European Parliament calls for Blatter’s immediate resignation
In a resolution that condemns the ‘endemic corruption’ in FIFA, Members of the European Parliament have called for Blatter to step down right away.
In a ‘Joint Motion for a Resolution’, Members of the European Parliament (MEP) yesterday voted in favour of a resolution calling for FIFA president Sepp Blatter to step down with immediate effect instead of waiting for a new president to be elected as was announced when Blatter broke the news about his intention to step down as FIFA president.
While the MEPs welcome this decision, there is concern that real change cannot take place within the football body before a new leadership has been appointed, it says in the resolution, in which the MEPs also condemn ‘the systemic and endemic corruption exposed in FIFA’.
According to the resolution, the allegations of corruption are ‘far from surprising’, which is why there is a need for a follow-up investigation into past corruption practices in FIFA.
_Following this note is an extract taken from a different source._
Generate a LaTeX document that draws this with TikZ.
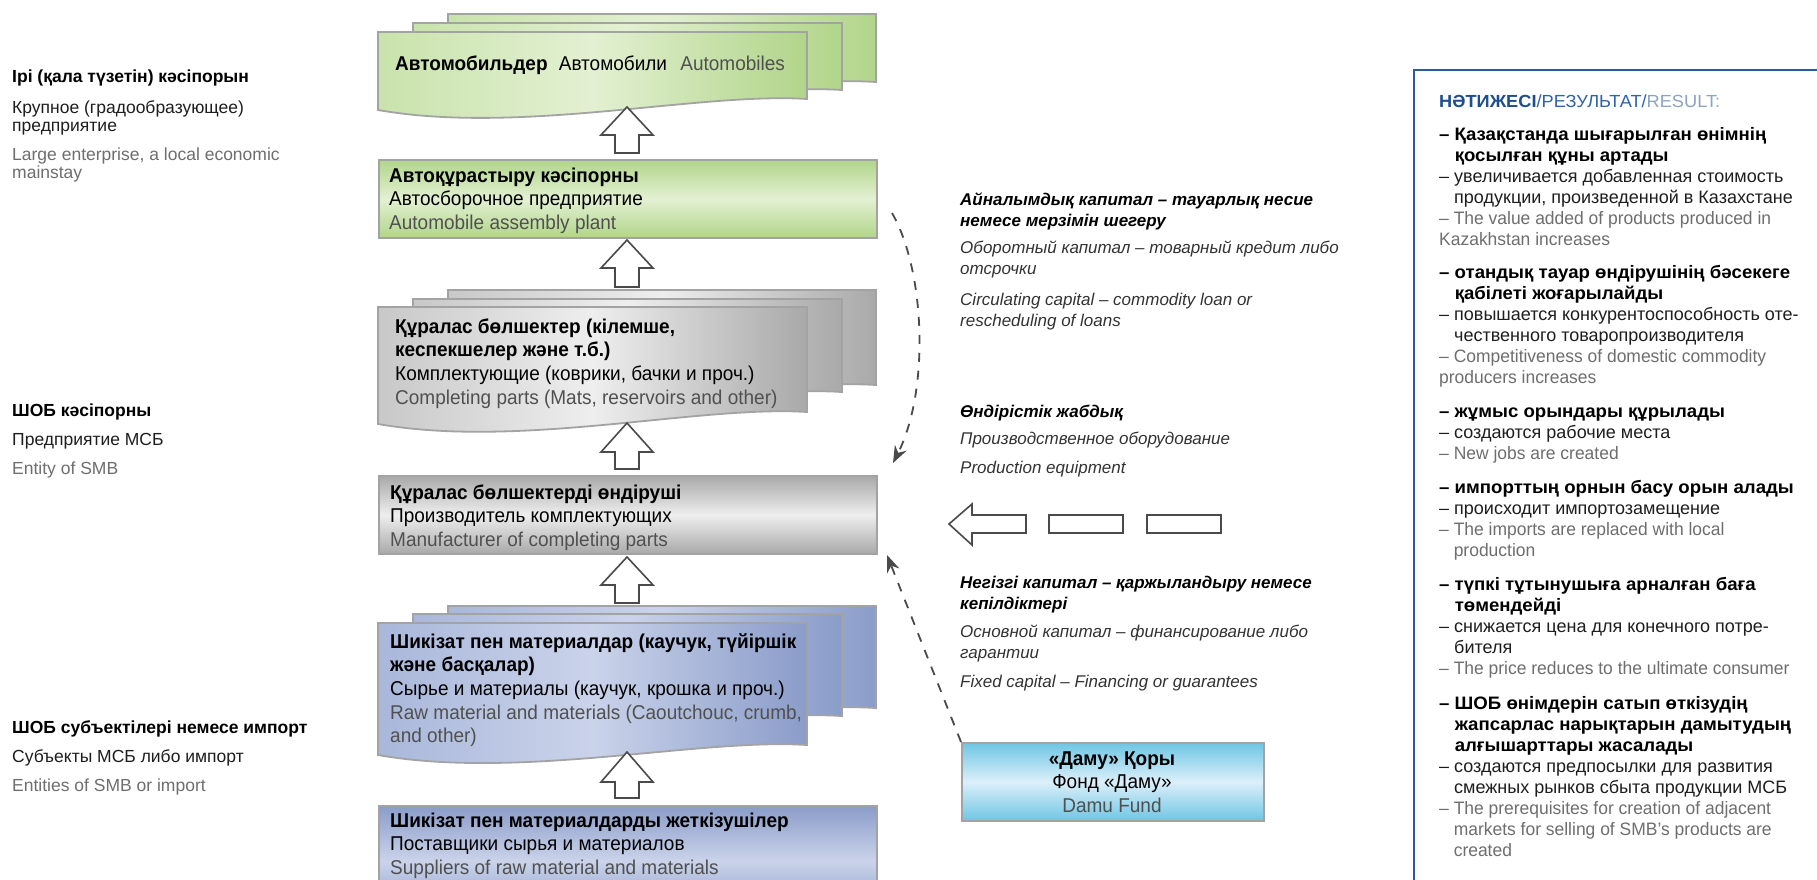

Such an investigation could include ‘the removal of all officials involved in financial misconduct’, the resolution says. But in order to restore the credibility of FIFA, a new leadership should be appointed, the MEPs stress and the resolution “therefore calls on FIFA to select, in a transparent and inclusive way, an appropriate interim leader to replace Joseph Blatter forthwith.”
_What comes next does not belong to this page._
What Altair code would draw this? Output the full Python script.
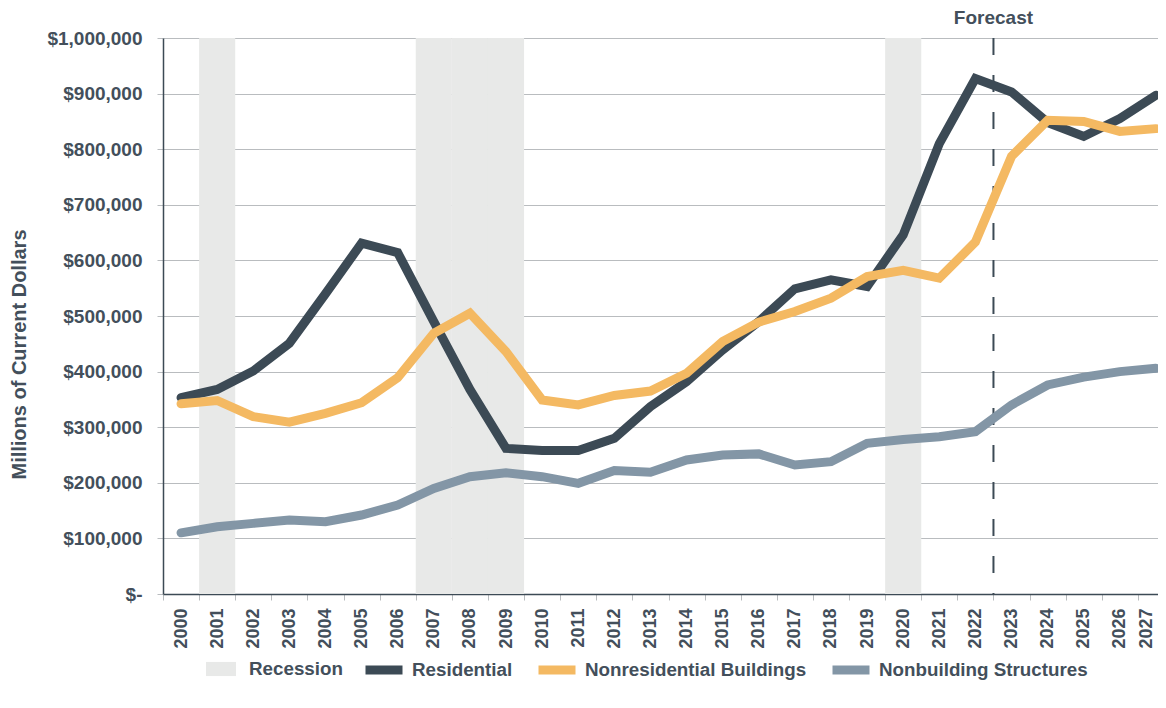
import altair as alt
import pandas as pd

years = [str(y) for y in range(2000, 2028)]
residential = [353000, 368000, 401000, 451000, 540000, 631000, 614000, 490000, 368000, 262000,
               258000, 258000, 280000, 337000, 382000, 439000, 490000, 549000, 565000, 553000,
               646000, 810000, 927000, 903000, 848000, 823000, 855000, 897000]
nonresidential = [342000, 348000, 319000, 309000, 325000, 344000, 389000, 469000, 505000, 436000,
                  349000, 340000, 357000, 365000, 397000, 454000, 489000, 508000, 532000, 571000,
                  582000, 568000, 633000, 787000, 852000, 850000, 832000, 837000]
nonbuilding = [110000, 121000, 127000, 133000, 130000, 142000, 160000, 190000, 211000, 218000,
               211000, 199000, 222000, 219000, 241000, 250000, 252000, 232000, 238000, 271000,
               278000, 283000, 292000, 340000, 376000, 390000, 400000, 406000]
series_names = ["Residential", "Nonresidential Buildings", "Nonbuilding Structures"]
series_colors = ["#3c4a55", "#f4b962", "#8396a6"]
recession_years = ["2001", "2007", "2008", "2009", "2020"]
forecast_year = "2023"
y_ticks = list(range(0, 1000001, 100000))
x_ticks = list(range(0, 28))

TEXT = "#434f5b"
FONT = "Liberation Sans"
W = 995                # visible plot width; the last year's slot runs a little past the edge
SLOT = 1011 / 28.0     # width of one year slot in the original
N_VISIBLE = W / SLOT

rows = []
for name, vals in zip(series_names, [residential, nonresidential, nonbuilding]):
    for yr, v in zip(years, vals):
        rows.append({"year": yr, "value": v, "series": name})
lines_df = pd.DataFrame(rows)
rec_df = pd.DataFrame({"year": recession_years, "top": 1000000, "bottom": 0, "kind": "Recession"})
fc_df = pd.DataFrame({"year": [forecast_year], "top": [1000000], "bottom": [0], "label": ["Forecast"]})

# year slots: slot i spans [i, i+1]; points sit at slot centres
xscale = alt.Scale(domain=[0, N_VISIBLE], nice=False, zero=False)
label_offset = {"condition": {"test": "datum.value == 27", "value": SLOT / 2 - 9},
                "value": SLOT / 2}
xaxis = alt.Axis(title=None, values=x_ticks,
                 labelExpr="'' + (2000 + datum.value)",
                 labelOffset=label_offset,
                 labelAngle=-90, labelAlign="right", labelBaseline="middle",
                 labelFontSize=18, labelFontWeight="bold", labelColor=TEXT, labelFont=FONT,
                 labelPadding=8, tickColor="#b9bcbf", tickSize=6, labelFlush=False,
                 labelOverlap=False, domainColor="#3c4a55", domainWidth=1.5, grid=False)
yscale = alt.Scale(domain=[0, 1000000], nice=False)
yaxis = alt.Axis(title="Millions of Current Dollars", values=y_ticks,
                 labelExpr="datum.value == 0 ? '$-' : '$' + format(datum.value, ',')",
                 labelFontSize=19, labelFontWeight="bold", labelColor=TEXT, labelFont=FONT,
                 labelPadding=15, tickColor="#b9bcbf", tickSize=6,
                 domainColor="#3c4a55", domainWidth=1.5,
                 gridColor="#b9bcbf", gridWidth=1.2,
                 titleFontSize=20, titleFontWeight="bold", titleColor=TEXT, titleFont=FONT,
                 titleX=-144, titleY=316, titleAngle=-90, titleBaseline="middle", titleAlign="center")

rec = alt.Chart(rec_df).transform_calculate(
    x0="toNumber(datum.year) - 2000", x1="toNumber(datum.year) - 1999"
).mark_rect(stroke=None).encode(
    x=alt.X("x0:Q", scale=xscale, axis=xaxis),
    x2="x1:Q",
    y=alt.Y("top:Q", scale=yscale, axis=yaxis),
    y2="bottom:Q",
    fill=alt.Fill("kind:N", scale=alt.Scale(domain=["Recession"], range=["#e8e9e8"]),
                  legend=alt.Legend(title=None, orient="none", legendX=43, legendY=616,
                                    symbolType="M-1,-0.47H1V0.47H-1Z", symbolSize=900,
                                    symbolStrokeWidth=0, labelFontSize=18.8, labelFontWeight="bold",
                                    labelColor=TEXT, labelFont=FONT, labelOffset=13, padding=0,
                                    labelLimit=0)),
)

rule = alt.Chart(fc_df).transform_calculate(
    xb="toNumber(datum.year) - 2000"
).mark_rule(color="#3c4a55", strokeWidth=2, strokeDash=[17, 20]).encode(
    x=alt.X("xb:Q", scale=xscale, axis=xaxis),
    y=alt.Y("top:Q", scale=yscale, axis=yaxis),
    y2="bottom:Q",
)

fc_text = alt.Chart(fc_df).transform_calculate(
    xb="toNumber(datum.year) - 2000"
).mark_text(fontSize=19, fontWeight="bold", color=TEXT, font=FONT,
            dy=-14, baseline="alphabetic", align="center").encode(
    x=alt.X("xb:Q", scale=xscale, axis=xaxis),
    y=alt.Y("top:Q", scale=yscale, axis=yaxis),
    text="label:N",
)

lines = alt.Chart(lines_df).transform_calculate(
    xc="toNumber(datum.year) - 2000 + 0.5"
).mark_line(strokeWidth=9, strokeCap="round", clip=False).encode(
    x=alt.X("xc:Q", scale=xscale, axis=xaxis),
    y=alt.Y("value:Q", scale=yscale, axis=yaxis),
    color=alt.Color("series:N", sort=series_names,
                    scale=alt.Scale(domain=series_names, range=series_colors),
                    legend=alt.Legend(title=None, orient="none", legendX=198, legendY=609,
                                      direction="horizontal", columns=3, symbolType="stroke",
                                      symbolSize=1369, symbolStrokeWidth=9, columnPadding=7,
                                      labelFontSize=18.8, labelFontWeight="bold", labelColor=TEXT,
                                      labelFont=FONT, labelOffset=5, padding=0, labelLimit=0)),
    detail="series:N",
    order="xc:Q",
)

chart = alt.layer(rec, rule, lines, fc_text).resolve_scale(color="independent").properties(
    width=W, height=556,
    autosize=alt.AutoSizeParams(type="none"),
    padding={"left": 155, "top": 30, "right": 0, "bottom": 100},
).configure_view(stroke=None).configure(background="white")

chart.save("out.html", embed_options={"renderer": "svg", "actions": False})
The MEPs call on both sports governing bodies as well as sponsors and other stakeholders to commit to and support reform processes. They further encourage UEFA and other FAs “to step up their own efforts to push for the implementation of fundamental reform measures within FIFA […] by the end of 2016.”
The fight against corruption in FIFA, should also be accompanied by a commitment by FIFA as well as other stakeholders to initiate measures against e.g. match-fixing and other crimes affecting sports organisations, the motion states.
Commending the investigative journalists whose work set the alarm bells ringing regarding corruption in FIFA, the MEPs urge sports organisations to create a set-up that makes blowing the whistle on malpractices in sports governance both easier and safer.
The motion for resolution was passed by a show of hands during a plenary sitting in the European Parliament on 11 June. The resolution will now be forwarded to the European Council and the European Commission, EU member state governments as well to FIFA, UEFA, European Professional Football Leagues (EPFL), European Club Association (ECA) and FIFPro.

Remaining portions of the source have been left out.